:: Work required ::
Reproduce precisely the lines of the listing below, starting with the line that contains "Generate a Python" and stopping after the line that contains "ys = alt.Scale(domain=YDOM, nice=False, zero=False)"; include nothing else.

:: Given records ::

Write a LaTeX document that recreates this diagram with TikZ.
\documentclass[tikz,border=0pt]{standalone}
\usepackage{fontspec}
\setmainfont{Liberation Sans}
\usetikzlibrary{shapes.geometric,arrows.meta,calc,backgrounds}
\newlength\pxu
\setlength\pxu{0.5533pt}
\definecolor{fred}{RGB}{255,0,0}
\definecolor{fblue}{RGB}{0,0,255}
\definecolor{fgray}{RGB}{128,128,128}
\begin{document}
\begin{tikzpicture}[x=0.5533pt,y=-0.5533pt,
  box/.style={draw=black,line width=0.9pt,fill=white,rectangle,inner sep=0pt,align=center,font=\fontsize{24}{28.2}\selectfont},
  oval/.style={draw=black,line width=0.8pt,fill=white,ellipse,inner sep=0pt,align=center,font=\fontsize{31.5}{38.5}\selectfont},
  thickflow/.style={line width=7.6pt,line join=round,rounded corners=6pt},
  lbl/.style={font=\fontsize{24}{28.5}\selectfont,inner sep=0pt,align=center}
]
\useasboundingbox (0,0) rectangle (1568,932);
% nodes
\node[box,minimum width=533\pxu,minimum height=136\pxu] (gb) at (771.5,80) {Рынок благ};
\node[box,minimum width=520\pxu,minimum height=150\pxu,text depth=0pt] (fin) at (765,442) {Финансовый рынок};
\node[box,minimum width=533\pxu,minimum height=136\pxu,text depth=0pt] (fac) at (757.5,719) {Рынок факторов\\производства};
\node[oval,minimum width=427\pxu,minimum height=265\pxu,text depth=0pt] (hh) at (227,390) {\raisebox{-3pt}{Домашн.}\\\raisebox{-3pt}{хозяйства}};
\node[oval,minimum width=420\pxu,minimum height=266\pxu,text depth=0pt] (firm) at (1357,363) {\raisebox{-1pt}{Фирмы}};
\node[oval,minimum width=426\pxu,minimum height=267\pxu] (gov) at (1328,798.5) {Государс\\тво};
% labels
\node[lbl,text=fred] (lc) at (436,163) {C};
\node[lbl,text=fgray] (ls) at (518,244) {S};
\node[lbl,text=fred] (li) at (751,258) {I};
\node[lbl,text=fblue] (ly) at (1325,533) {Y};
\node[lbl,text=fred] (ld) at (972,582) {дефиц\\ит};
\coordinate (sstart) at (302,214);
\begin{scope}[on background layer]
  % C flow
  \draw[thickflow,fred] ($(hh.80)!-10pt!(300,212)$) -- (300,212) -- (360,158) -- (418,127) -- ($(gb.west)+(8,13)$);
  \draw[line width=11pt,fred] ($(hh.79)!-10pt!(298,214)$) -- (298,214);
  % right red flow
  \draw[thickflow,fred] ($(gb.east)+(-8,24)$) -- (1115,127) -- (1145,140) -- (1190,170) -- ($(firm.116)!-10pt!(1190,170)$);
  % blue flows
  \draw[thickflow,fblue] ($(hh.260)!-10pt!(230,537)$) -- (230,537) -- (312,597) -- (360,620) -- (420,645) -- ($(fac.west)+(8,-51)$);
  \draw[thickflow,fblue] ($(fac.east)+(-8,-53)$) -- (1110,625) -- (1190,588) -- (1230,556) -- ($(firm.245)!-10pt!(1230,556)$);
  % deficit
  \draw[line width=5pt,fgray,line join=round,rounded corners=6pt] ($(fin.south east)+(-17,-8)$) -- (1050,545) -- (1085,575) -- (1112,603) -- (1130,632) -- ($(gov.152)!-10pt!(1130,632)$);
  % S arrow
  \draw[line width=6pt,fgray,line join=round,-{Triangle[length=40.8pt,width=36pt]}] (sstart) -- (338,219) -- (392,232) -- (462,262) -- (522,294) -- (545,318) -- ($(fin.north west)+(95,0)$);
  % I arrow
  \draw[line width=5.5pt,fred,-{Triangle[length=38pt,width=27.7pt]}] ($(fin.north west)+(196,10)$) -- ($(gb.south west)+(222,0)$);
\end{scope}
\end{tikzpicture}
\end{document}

---

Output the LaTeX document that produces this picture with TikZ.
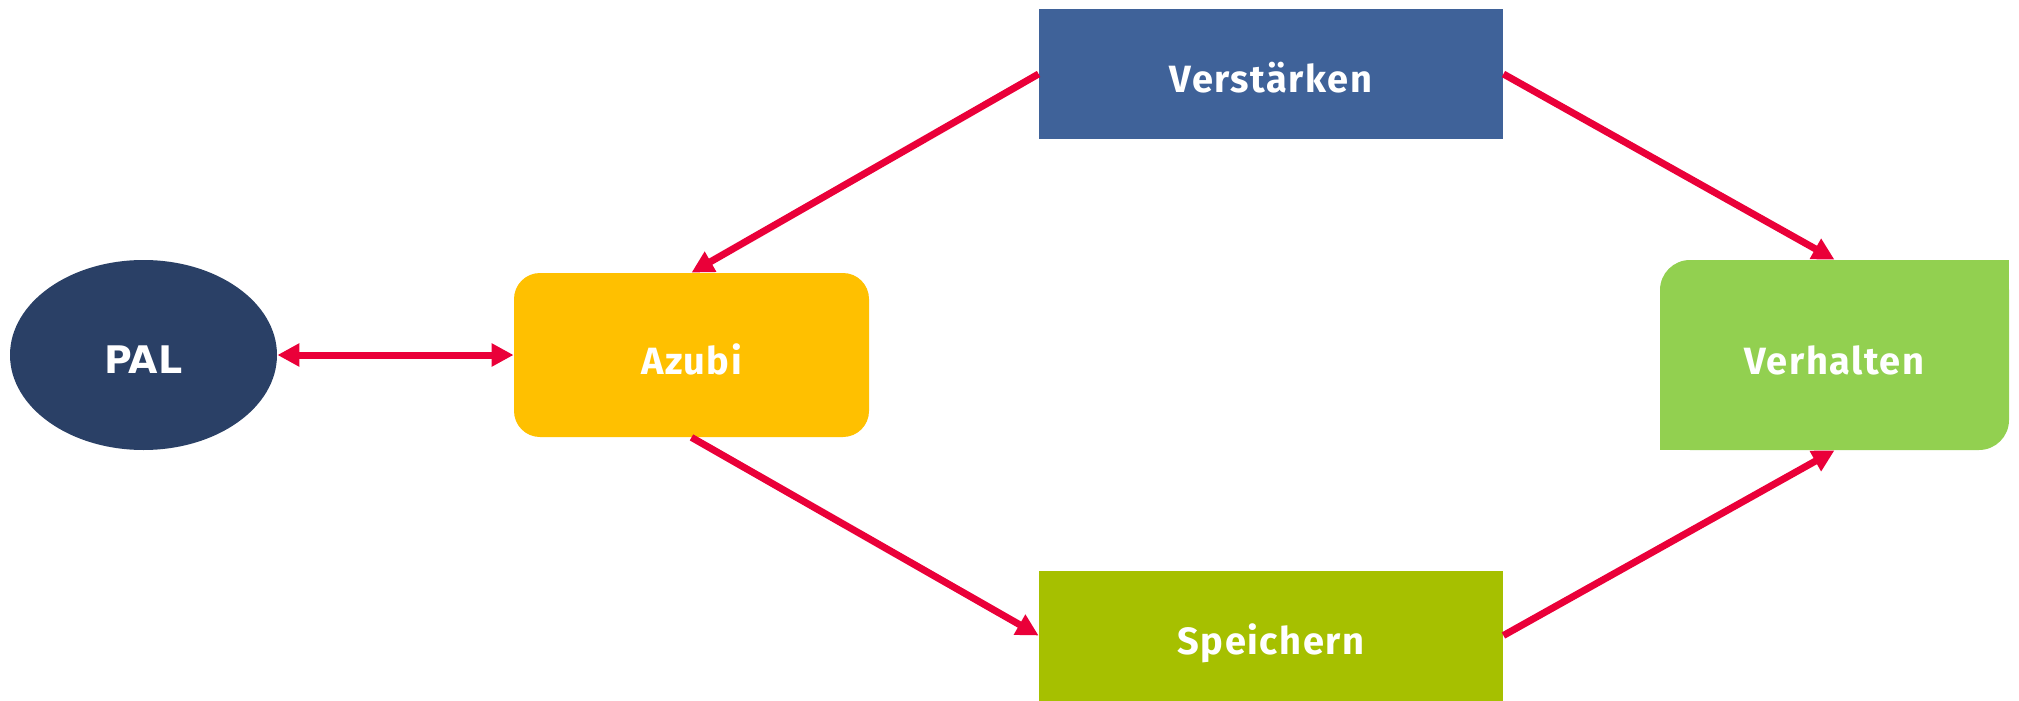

---

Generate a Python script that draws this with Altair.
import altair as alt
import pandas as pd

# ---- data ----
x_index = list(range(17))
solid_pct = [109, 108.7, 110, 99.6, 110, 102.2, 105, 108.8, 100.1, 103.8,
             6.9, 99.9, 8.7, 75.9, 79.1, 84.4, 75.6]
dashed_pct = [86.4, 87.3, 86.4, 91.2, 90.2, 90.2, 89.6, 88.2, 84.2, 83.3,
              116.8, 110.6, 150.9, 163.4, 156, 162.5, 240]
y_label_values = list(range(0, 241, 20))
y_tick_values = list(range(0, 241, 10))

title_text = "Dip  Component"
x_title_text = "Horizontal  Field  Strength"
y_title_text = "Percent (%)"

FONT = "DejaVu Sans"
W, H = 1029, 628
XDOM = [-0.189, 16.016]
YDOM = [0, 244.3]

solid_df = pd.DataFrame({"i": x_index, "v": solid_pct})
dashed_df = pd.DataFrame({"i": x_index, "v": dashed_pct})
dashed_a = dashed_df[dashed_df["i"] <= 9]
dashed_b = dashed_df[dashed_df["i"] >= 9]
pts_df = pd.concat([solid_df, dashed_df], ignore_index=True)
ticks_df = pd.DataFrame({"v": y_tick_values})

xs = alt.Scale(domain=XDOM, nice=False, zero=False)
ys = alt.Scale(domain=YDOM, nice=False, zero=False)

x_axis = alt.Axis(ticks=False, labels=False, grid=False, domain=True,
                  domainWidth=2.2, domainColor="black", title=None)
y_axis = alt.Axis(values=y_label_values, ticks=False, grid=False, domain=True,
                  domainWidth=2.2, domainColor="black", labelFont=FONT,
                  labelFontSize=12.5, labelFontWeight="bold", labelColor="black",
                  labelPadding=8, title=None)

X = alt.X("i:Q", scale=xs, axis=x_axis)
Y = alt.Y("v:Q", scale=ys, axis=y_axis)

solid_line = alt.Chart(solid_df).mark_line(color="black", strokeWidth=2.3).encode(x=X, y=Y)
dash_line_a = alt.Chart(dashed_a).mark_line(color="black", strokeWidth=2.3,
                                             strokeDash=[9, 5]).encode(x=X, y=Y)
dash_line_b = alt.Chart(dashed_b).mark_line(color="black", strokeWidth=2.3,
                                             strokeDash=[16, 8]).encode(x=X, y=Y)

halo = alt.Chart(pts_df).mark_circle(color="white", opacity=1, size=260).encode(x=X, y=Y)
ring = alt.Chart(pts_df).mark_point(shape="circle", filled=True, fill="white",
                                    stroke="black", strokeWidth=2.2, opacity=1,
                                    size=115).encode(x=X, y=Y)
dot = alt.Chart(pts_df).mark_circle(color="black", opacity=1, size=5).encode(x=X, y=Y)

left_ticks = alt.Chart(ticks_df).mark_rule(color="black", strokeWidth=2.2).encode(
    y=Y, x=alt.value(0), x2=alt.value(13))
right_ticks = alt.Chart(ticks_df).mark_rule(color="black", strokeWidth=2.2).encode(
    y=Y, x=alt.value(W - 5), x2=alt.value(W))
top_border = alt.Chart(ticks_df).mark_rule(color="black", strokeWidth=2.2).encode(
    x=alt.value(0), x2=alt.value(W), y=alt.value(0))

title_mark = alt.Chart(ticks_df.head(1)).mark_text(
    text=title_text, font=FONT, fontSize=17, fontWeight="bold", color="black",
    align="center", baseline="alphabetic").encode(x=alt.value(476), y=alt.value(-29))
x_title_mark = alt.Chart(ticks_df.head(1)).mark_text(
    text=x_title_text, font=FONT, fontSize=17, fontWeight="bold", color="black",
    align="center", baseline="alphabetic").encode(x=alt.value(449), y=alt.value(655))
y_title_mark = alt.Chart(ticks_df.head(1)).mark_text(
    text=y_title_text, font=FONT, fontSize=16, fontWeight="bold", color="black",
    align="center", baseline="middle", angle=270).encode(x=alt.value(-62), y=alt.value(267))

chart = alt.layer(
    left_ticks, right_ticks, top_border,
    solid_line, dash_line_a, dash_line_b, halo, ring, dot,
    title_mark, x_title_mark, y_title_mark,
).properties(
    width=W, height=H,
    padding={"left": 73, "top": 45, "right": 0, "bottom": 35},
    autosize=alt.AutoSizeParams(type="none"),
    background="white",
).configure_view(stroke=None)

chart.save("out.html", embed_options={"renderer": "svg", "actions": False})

:: Full answer ::
Generate a Python script that draws this with Altair.
import altair as alt
import pandas as pd

# ---- data ----
x_index = list(range(17))
solid_pct = [109, 108.7, 110, 99.6, 110, 102.2, 105, 108.8, 100.1, 103.8,
             6.9, 99.9, 8.7, 75.9, 79.1, 84.4, 75.6]
dashed_pct = [86.4, 87.3, 86.4, 91.2, 90.2, 90.2, 89.6, 88.2, 84.2, 83.3,
              116.8, 110.6, 150.9, 163.4, 156, 162.5, 240]
y_label_values = list(range(0, 241, 20))
y_tick_values = list(range(0, 241, 10))

title_text = "Dip  Component"
x_title_text = "Horizontal  Field  Strength"
y_title_text = "Percent (%)"

FONT = "DejaVu Sans"
W, H = 1029, 628
XDOM = [-0.189, 16.016]
YDOM = [0, 244.3]

solid_df = pd.DataFrame({"i": x_index, "v": solid_pct})
dashed_df = pd.DataFrame({"i": x_index, "v": dashed_pct})
dashed_a = dashed_df[dashed_df["i"] <= 9]
dashed_b = dashed_df[dashed_df["i"] >= 9]
pts_df = pd.concat([solid_df, dashed_df], ignore_index=True)
ticks_df = pd.DataFrame({"v": y_tick_values})

xs = alt.Scale(domain=XDOM, nice=False, zero=False)
ys = alt.Scale(domain=YDOM, nice=False, zero=False)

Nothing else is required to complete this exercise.